5. Cars: The automobile industry at the White House and Congress's behest has undergone seismic structural changes, managerial reorganization, and massive cuts in employment. But for all the tough love, the president has put in place the framework for an industry recovery. Perhaps the most significant of steps was to allocate $2 billion in stimulus cash for advanced batteries systems. One high-ranking Hill aide called battery technology "the next big frontier" in the automotive world, adding that if the U.S. could dominate this market it would reclaim its perch as the world's premier car manufacturer.
6. Pakistan: Cognizant of a destabilizing situation in Pakistan, the administration's diplomatic team, with a major assist from Japan, secured $5 billion in aid commitments "to bolster the country's economy and help it fight terror and Islamic radicalism" within the country. The money, as Pakistan observers -- notably Senate Foreign Relations Chairman John Kerry - note, will prove instrumental in bringing the nation away from the brink of failure and increased Taliban control.
7. Cities: More than any prior president, Obama has put a spotlight on America's struggling cities, even creating an office of Urban Policy in the White House. It is the Justice Department, however, that lays claim to one of the most consequential of urban affairs achievements. Through the Recovery Act, DOJ secured $2 billion for Byrne Grants, which funds anti-gang and anti-gun task forces. The money, cut during the Bush years, is expected to have massive ramifications on inner-city crime and violence.
8. Engaging the Muslim World: While certainly discussed, foreign affairs experts insist that Obama's engagement with the Muslim world has been at once remarkable and under-appreciated. From the first interview with Al Arabiya to his Nowruz address to the Iranian people, to his proclamation that "American is not at war with Islam" during an appearance in Turkey, seasoned observers have been routinely impressed. "Through these [statements and interviews]," said one Democratic foreign policy hand, "He has been able to dramatically change America's image in that region."
9. Forests: Since taking office, the White House has put under federal protection more than two million acres of wilderness, thousands of miles of river and a host of national trails and parks. The conservation effort - the largest in the last 15 years - came with the stroke of a pen when Obama signed the Omnibus Public Land Management Act of 2009 in late March.
10. Tone: Leaving a meeting at the White House on Tuesday a progressive member of the House of Representatives commented to the Huffington Post just how impressed she was with the president's manner. "He is so calm," said the member, "and has a great ability to make you feel like you're being respected and listened to."
It is not, necessarily, a unique observation.
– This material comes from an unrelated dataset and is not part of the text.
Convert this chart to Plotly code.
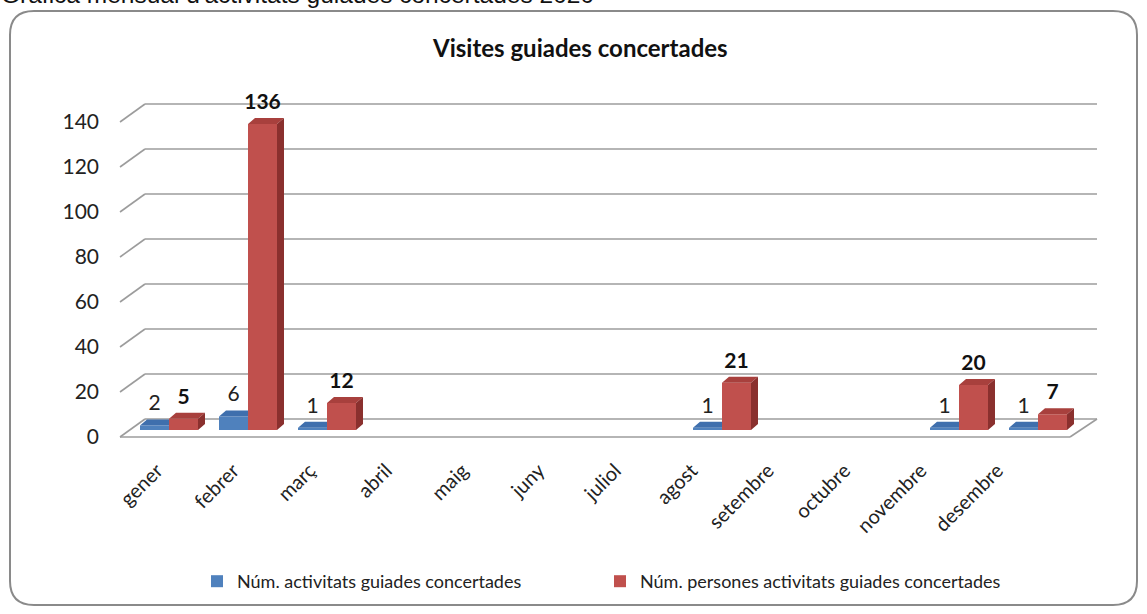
import plotly.graph_objects as go

# ---------------- data ----------------
months = ["gener", "febrer", "març", "abril", "maig", "juny", "juliol",
          "agost", "setembre", "octubre", "novembre", "desembre"]
activitats = [2, 6, 1, None, None, None, None, 1, None, None, 1, 1]
persones = [5, 136, 12, None, None, None, None, 21, None, None, 20, 7]
y_ticks = [0, 20, 40, 60, 80, 100, 120, 140]

name_act = "Núm. activitats guiades concertades"
name_per = "Núm. persones activitats guiades concertades"
chart_title = "Visites guiades concertades"
caption = "Gràfica mensual d'activitats guiades concertades 2020"

# ---------------- geometry (pixels) ----------------
W, H = 1147, 614
ML, MR, MT, MB = 120, 50, 100, 174
PW = W - ML - MR
PH = H - MT - MB
PX_PER_CAT = 79.0
PX_PER_UNIT = 2.25
BASE_PY = 430  # pixel row of value 0 for bars

def pxx(px):
    return (px - ML) / PW

def pxy(py):
    return (H - MB - py) / PH

x0_val = (ML - 169) / PX_PER_CAT
x1_val = (ML + PW - 169) / PX_PER_CAT
y0_val = -((H - MB) - BASE_PY) / PX_PER_UNIT
y1_val = (BASE_PY - MT) / PX_PER_UNIT

BW = 29 / PX_PER_CAT           # bar width in category units
DX = 7 / PX_PER_CAT            # depth offset x
DY = 6 / PX_PER_UNIT           # depth offset y
LAB_OFF = 4 / PX_PER_UNIT      # extra gap above bars for value labels
FRONT_OFF = -(437 - BASE_PY) / PX_PER_UNIT   # front floor edge
BACK_OFF = (BASE_PY - 419) / PX_PER_UNIT     # back wall
back_x = pxx(145)
front_end_x = pxx(1070)

blue, blue_top = "#4F81BD", "#3F6FAD"
red, red_top, red_side = "#C0504D", "#A8403D", "#8A302E"

xs = list(range(len(months)))
blue_x = [i - BW / 2 for i in xs]
red_x = [i + BW / 2 for i in xs]
# category label anchors follow the slightly compressed projection of the front edge
label_pos = [i * 0.967 - 12 / PX_PER_CAT for i in xs]

fig = go.Figure()

# front faces
fig.add_trace(go.Bar(x=blue_x, y=activitats, width=BW, name=name_act,
                     marker=dict(color=blue, line=dict(width=0))))
fig.add_trace(go.Bar(x=red_x, y=persones, width=BW, name=name_per,
                     marker=dict(color=red, line=dict(width=0))))

def poly_trace(pts_list, color):
    px, py = [], []
    for pts in pts_list:
        for (a, b) in pts:
            px.append(a)
            py.append(b)
        px.append(pts[0][0]); py.append(pts[0][1])
        px.append(None); py.append(None)
    return go.Scatter(x=px, y=py, mode="lines", fill="toself", fillcolor=color,
                      line=dict(width=0, color=color), hoverinfo="skip",
                      showlegend=False)

# blue tops (clipped where red bar sits in front)
b_tops = []
for c, v in zip(blue_x, activitats):
    if v is None:
        continue
    l, r = c - BW / 2, c + BW / 2
    b_tops.append([(l, v), (r, v), (r, v + DY), (l + DX, v + DY)])
fig.add_trace(poly_trace(b_tops, blue_top))

r_tops, r_sides = [], []
for c, v in zip(red_x, persones):
    if v is None:
        continue
    l, r = c - BW / 2, c + BW / 2
    r_tops.append([(l, v), (r, v), (r + DX, v + DY), (l + DX, v + DY)])
    r_sides.append([(r, 0), (r + DX, DY), (r + DX, v + DY), (r, v)])
fig.add_trace(poly_trace(r_tops, red_top))
fig.add_trace(poly_trace(r_sides, red_side))

# value labels
lab_font = "Lato, Carlito, Calibri, sans-serif"
fig.add_trace(go.Scatter(
    x=blue_x, y=[None if v is None else v + DY + LAB_OFF for v in activitats],
    text=[None if v is None else str(v) for v in activitats],
    mode="text", textposition="top center", showlegend=False, hoverinfo="skip",
    cliponaxis=False,
    textfont=dict(family=lab_font, size=21, color="#222222")))
fig.add_trace(go.Scatter(
    x=red_x, y=[None if v is None else v + DY + LAB_OFF for v in persones],
    text=[None if v is None else f"<b>{v}</b>" for v in persones],
    mode="text", textposition="top center", showlegend=False, hoverinfo="skip",
    cliponaxis=False,
    textfont=dict(family=lab_font, size=21, color="#111111")))

# walls / gridlines
shapes = []
gcol = "#9C9C9C"
for t in y_ticks:
    shapes.append(dict(type="line", xref="paper", yref="y",
                       x0=back_x, x1=1.0, y0=t + BACK_OFF, y1=t + BACK_OFF,
                       line=dict(color=gcol, width=1.6), layer="below"))
    shapes.append(dict(type="line", xref="paper", yref="y",
                       x0=0.0, x1=back_x, y0=t + FRONT_OFF, y1=t + BACK_OFF,
                       line=dict(color=gcol, width=1.6), layer="below"))
# floor front edge
shapes.append(dict(type="line", xref="paper", yref="y", x0=0.0, x1=front_end_x,
                   y0=FRONT_OFF, y1=FRONT_OFF, line=dict(color=gcol, width=1.6),
                   layer="below"))
shapes.append(dict(type="line", xref="paper", yref="y", x0=front_end_x, x1=1.0,
                   y0=FRONT_OFF, y1=BACK_OFF, line=dict(color=gcol, width=1.6),
                   layer="below"))

# outer rounded border
bx0, by0, bx1, by1, rad = 10, 11, 1137, 605, 24
def P(px, py):
    return f"{pxx(px):.5f},{pxy(py):.5f}"
path = (f"M {P(bx0 + rad, by0)} L {P(bx1 - rad, by0)} "
        f"Q {P(bx1, by0)} {P(bx1, by0 + rad)} L {P(bx1, by1 - rad)} "
        f"Q {P(bx1, by1)} {P(bx1 - rad, by1)} L {P(bx0 + rad, by1)} "
        f"Q {P(bx0, by1)} {P(bx0, by1 - rad)} L {P(bx0, by0 + rad)} "
        f"Q {P(bx0, by0)} {P(bx0 + rad, by0)} Z")
shapes.append(dict(type="path", xref="paper", yref="paper", path=path,
                   line=dict(color="#8A8A8A", width=2), layer="below"))

annotations = [
    dict(text=f"<b>{chart_title}</b>", xref="paper", yref="paper",
         x=pxx(580), y=pxy(47), xanchor="center", yanchor="middle",
         showarrow=False, font=dict(family=lab_font, size=24, color="#111111")),
    dict(text=caption, xref="paper", yref="paper",
         x=pxx(-1), y=pxy(10), xanchor="left", yanchor="bottom",
         showarrow=False, font=dict(family="Liberation Sans, Arial, sans-serif",
                                    size=24.5, color="#111111")),
]

fig.update_layout(
    width=W, height=H,
    margin=dict(l=ML, r=MR, t=MT, b=MB, pad=0),
    paper_bgcolor="white", plot_bgcolor="rgba(0,0,0,0)",
    barmode="overlay",
    shapes=shapes, annotations=annotations,
    showlegend=True,
    legend=dict(orientation="h", x=pxx(197), y=pxy(563), xanchor="left",
                yanchor="top", entrywidth=358, entrywidthmode="pixels",
                itemwidth=30, traceorder="normal",
                font=dict(family=lab_font, size=18, color="#222222")),
    xaxis=dict(range=[x0_val, x1_val], tickmode="array", tickvals=label_pos,
               ticktext=months, tickangle=-45, showgrid=False, zeroline=False,
               showline=False, ticks="", ticklabelstandoff=14,
               tickfont=dict(family=lab_font, size=20, color="#222222")),
    yaxis=dict(range=[y0_val, y1_val], tickmode="array",
               tickvals=[t + FRONT_OFF for t in y_ticks],
               ticktext=[str(t) for t in y_ticks], showgrid=False,
               zeroline=False, showline=False, ticks="", ticklabelstandoff=20,
               tickfont=dict(family=lab_font, size=21, color="#222222")),
)

fig.write_html("out.html", config={"displayModeBar": False},
               post_script="document.body.style.margin='0';")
But among many Democrats and even casual observers, Obama's tone is cited as one of the chief catalysts for his outstanding early poll numbers. "Despite record job loss," said one Democratic aide, "there's still hope in America." Indeed, from the beginning of his presidency the percentage of people who believe the nation is headed in the right direction has risen from 19 percent to 42 percent, according to a recent ABC News-Washington Post Poll. Minus that calming influence, these numbers don't exist and neither does the Obama agenda as we know it.